>> BEGIN DATASET EXCERPT
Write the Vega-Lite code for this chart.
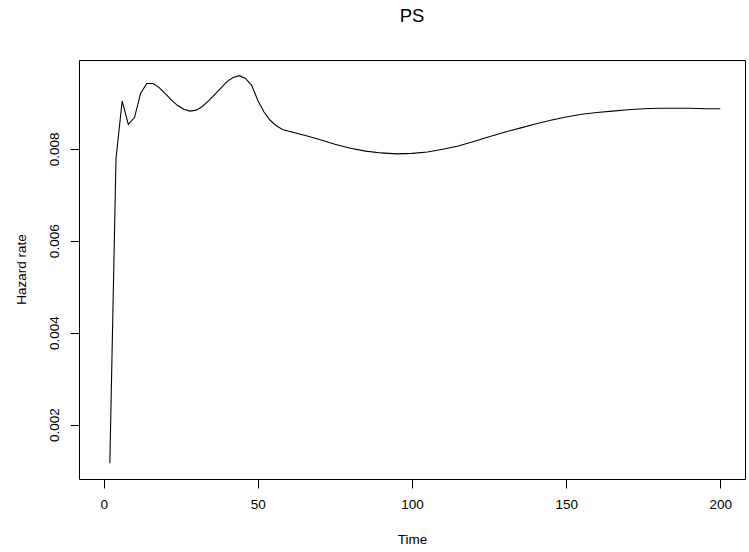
{
  "$schema": "https://vega.github.io/schema/vega-lite/v6.json",
  "autosize": "none",
  "width": 666,
  "height": 419,
  "padding": {"left": 79, "top": 60, "right": 4, "bottom": 73},
  "background": "white",
  "config": {
    "font": "Liberation Sans",
    "view": {"stroke": "black", "strokeWidth": 1}
  },
  "title": {
    "text": "PS",
    "font": "Liberation Sans",
    "fontSize": 18.5,
    "fontWeight": "normal",
    "color": "black",
    "anchor": "middle",
    "baseline": "alphabetic",
    "offset": 20
  },
  "data": {
    "values": [
      {"time": 2, "hazard": 0.00116},
      {"time": 4, "hazard": 0.00779},
      {"time": 6, "hazard": 0.00904},
      {"time": 8, "hazard": 0.00853},
      {"time": 10, "hazard": 0.00868},
      {"time": 12, "hazard": 0.00921},
      {"time": 14, "hazard": 0.00942},
      {"time": 16, "hazard": 0.00942},
      {"time": 18, "hazard": 0.00933},
      {"time": 20, "hazard": 0.0092},
      {"time": 22, "hazard": 0.00906},
      {"time": 24, "hazard": 0.00894},
      {"time": 26, "hazard": 0.00886},
      {"time": 28, "hazard": 0.00882},
      {"time": 30, "hazard": 0.00884},
      {"time": 32, "hazard": 0.00892},
      {"time": 34, "hazard": 0.00904},
      {"time": 36, "hazard": 0.00918},
      {"time": 38, "hazard": 0.00932},
      {"time": 40, "hazard": 0.00946},
      {"time": 42, "hazard": 0.00955},
      {"time": 44, "hazard": 0.00959},
      {"time": 46, "hazard": 0.00953},
      {"time": 48, "hazard": 0.00938},
      {"time": 50, "hazard": 0.00905},
      {"time": 52, "hazard": 0.0088},
      {"time": 54, "hazard": 0.00862},
      {"time": 56, "hazard": 0.0085},
      {"time": 58, "hazard": 0.00842},
      {"time": 60, "hazard": 0.00838},
      {"time": 62, "hazard": 0.00835},
      {"time": 66, "hazard": 0.00828},
      {"time": 70, "hazard": 0.0082},
      {"time": 75, "hazard": 0.0081},
      {"time": 80, "hazard": 0.00801},
      {"time": 85, "hazard": 0.00795},
      {"time": 90, "hazard": 0.00791},
      {"time": 95, "hazard": 0.00789},
      {"time": 100, "hazard": 0.0079},
      {"time": 105, "hazard": 0.00793},
      {"time": 110, "hazard": 0.00799},
      {"time": 115, "hazard": 0.00806},
      {"time": 120, "hazard": 0.00816},
      {"time": 125, "hazard": 0.00826},
      {"time": 130, "hazard": 0.00836},
      {"time": 135, "hazard": 0.00845},
      {"time": 140, "hazard": 0.00854},
      {"time": 145, "hazard": 0.00862},
      {"time": 150, "hazard": 0.00869},
      {"time": 155, "hazard": 0.00875},
      {"time": 160, "hazard": 0.00879},
      {"time": 165, "hazard": 0.00882},
      {"time": 170, "hazard": 0.00885},
      {"time": 175, "hazard": 0.00887},
      {"time": 180, "hazard": 0.00888},
      {"time": 185, "hazard": 0.00888},
      {"time": 190, "hazard": 0.00888},
      {"time": 195, "hazard": 0.00887},
      {"time": 200, "hazard": 0.00887}
    ]
  },
  "mark": {"type": "line", "color": "black", "strokeWidth": 1.1, "clip": true},
  "encoding": {
    "x": {
      "field": "time",
      "type": "quantitative",
      "scale": {"domain": [-8, 208], "nice": false, "zero": false},
      "axis": {
        "title": "Time",
        "values": [0, 50, 100, 150, 200],
        "grid": false,
        "domain": false,
        "tickSize": 9,
        "tickColor": "black",
        "labelFont": "Liberation Sans",
        "labelFontSize": 13.5,
        "labelColor": "black",
        "labelPadding": 9,
        "labelBaseline": "top",
        "labelFlush": false,
        "titleFont": "Liberation Sans",
        "titleFontSize": 13.5,
        "titleFontWeight": "normal",
        "titleColor": "black",
        "titleBaseline": "alphabetic",
        "titleY": 64
      }
    },
    "y": {
      "field": "hazard",
      "type": "quantitative",
      "scale": {"domain": [0.000818, 0.009931], "nice": false, "zero": false},
      "axis": {
        "title": "Hazard rate",
        "values": [0.002, 0.004, 0.006, 0.008],
        "format": ".3f",
        "grid": false,
        "domain": false,
        "tickSize": 9,
        "tickColor": "black",
        "labelFont": "Liberation Sans",
        "labelFontSize": 13.5,
        "labelColor": "black",
        "labelAngle": -90,
        "labelAlign": "center",
        "labelBaseline": "alphabetic",
        "labelPadding": 12,
        "labelFlush": false,
        "titleFont": "Liberation Sans",
        "titleFontSize": 13.5,
        "titleFontWeight": "normal",
        "titleColor": "black",
        "titleAngle": -90,
        "titleBaseline": "alphabetic",
        "titleX": -54,
        "titleY": 209
      }
    }
  }
}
>> END DATASET EXCERPT
AIM OF THE EXERCISE
Write out the full listing verbatim, excluding its pictures.

ANSWER TO THE EXERCISE
Write the Vega-Lite code for this chart.
{
  "$schema": "https://vega.github.io/schema/vega-lite/v6.json",
  "autosize": "none",
  "width": 666,
  "height": 419,
  "padding": {"left": 79, "top": 60, "right": 4, "bottom": 73},
  "background": "white",
  "config": {
    "font": "Liberation Sans",
    "view": {"stroke": "black", "strokeWidth": 1}
  },
  "title": {
    "text": "PS",
    "font": "Liberation Sans",
    "fontSize": 18.5,
    "fontWeight": "normal",
    "color": "black",
    "anchor": "middle",
    "baseline": "alphabetic",
    "offset": 20
  },
  "data": {
    "values": [
      {"time": 2, "hazard": 0.00116},
      {"time": 4, "hazard": 0.00779},
      {"time": 6, "hazard": 0.00904},
      {"time": 8, "hazard": 0.00853},
      {"time": 10, "hazard": 0.00868},
      {"time": 12, "hazard": 0.00921},
      {"time": 14, "hazard": 0.00942},
      {"time": 16, "hazard": 0.00942},
      {"time": 18, "hazard": 0.00933},
      {"time": 20, "hazard": 0.0092},
      {"time": 22, "hazard": 0.00906},
      {"time": 24, "hazard": 0.00894},
      {"time": 26, "hazard": 0.00886},
      {"time": 28, "hazard": 0.00882},
      {"time": 30, "hazard": 0.00884},
      {"time": 32, "hazard": 0.00892},
      {"time": 34, "hazard": 0.00904},
      {"time": 36, "hazard": 0.00918},
      {"time": 38, "hazard": 0.00932},
      {"time": 40, "hazard": 0.00946},
      {"time": 42, "hazard": 0.00955},
      {"time": 44, "hazard": 0.00959},
      {"time": 46, "hazard": 0.00953},
      {"time": 48, "hazard": 0.00938},
      {"time": 50, "hazard": 0.00905},
      {"time": 52, "hazard": 0.0088},
      {"time": 54, "hazard": 0.00862},
      {"time": 56, "hazard": 0.0085},
      {"time": 58, "hazard": 0.00842},
      {"time": 60, "hazard": 0.00838},
      {"time": 62, "hazard": 0.00835},
      {"time": 66, "hazard": 0.00828},
      {"time": 70, "hazard": 0.0082},
      {"time": 75, "hazard": 0.0081},
      {"time": 80, "hazard": 0.00801},
      {"time": 85, "hazard": 0.00795},
      {"time": 90, "hazard": 0.00791},
      {"time": 95, "hazard": 0.00789},
      {"time": 100, "hazard": 0.0079},
      {"time": 105, "hazard": 0.00793},
      {"time": 110, "hazard": 0.00799},
      {"time": 115, "hazard": 0.00806},
      {"time": 120, "hazard": 0.00816},
      {"time": 125, "hazard": 0.00826},
      {"time": 130, "hazard": 0.00836},
      {"time": 135, "hazard": 0.00845},
      {"time": 140, "hazard": 0.00854},
      {"time": 145, "hazard": 0.00862},
      {"time": 150, "hazard": 0.00869},
      {"time": 155, "hazard": 0.00875},
      {"time": 160, "hazard": 0.00879},
      {"time": 165, "hazard": 0.00882},
      {"time": 170, "hazard": 0.00885},
      {"time": 175, "hazard": 0.00887},
      {"time": 180, "hazard": 0.00888},
      {"time": 185, "hazard": 0.00888},
      {"time": 190, "hazard": 0.00888},
      {"time": 195, "hazard": 0.00887},
      {"time": 200, "hazard": 0.00887}
    ]
  },
  "mark": {"type": "line", "color": "black", "strokeWidth": 1.1, "clip": true},
  "encoding": {
    "x": {
      "field": "time",
      "type": "quantitative",
      "scale": {"domain": [-8, 208], "nice": false, "zero": false},
      "axis": {
        "title": "Time",
        "values": [0, 50, 100, 150, 200],
        "grid": false,
        "domain": false,
        "tickSize": 9,
        "tickColor": "black",
        "labelFont": "Liberation Sans",
        "labelFontSize": 13.5,
        "labelColor": "black",
        "labelPadding": 9,
        "labelBaseline": "top",
        "labelFlush": false,
        "titleFont": "Liberation Sans",
        "titleFontSize": 13.5,
        "titleFontWeight": "normal",
        "titleColor": "black",
        "titleBaseline": "alphabetic",
        "titleY": 64
      }
    },
    "y": {
      "field": "hazard",
      "type": "quantitative",
      "scale": {"domain": [0.000818, 0.009931], "nice": false, "zero": false},
      "axis": {
        "title": "Hazard rate",
        "values": [0.002, 0.004, 0.006, 0.008],
        "format": ".3f",
        "grid": false,
        "domain": false,
        "tickSize": 9,
        "tickColor": "black",
        "labelFont": "Liberation Sans",
        "labelFontSize": 13.5,
        "labelColor": "black",
        "labelAngle": -90,
        "labelAlign": "center",
        "labelBaseline": "alphabetic",
        "labelPadding": 12,
        "labelFlush": false,
        "titleFont": "Liberation Sans",
        "titleFontSize": 13.5,
        "titleFontWeight": "normal",
        "titleColor": "black",
        "titleAngle": -90,
        "titleBaseline": "alphabetic",
        "titleX": -54,
        "titleY": 209
      }
    }
  }
}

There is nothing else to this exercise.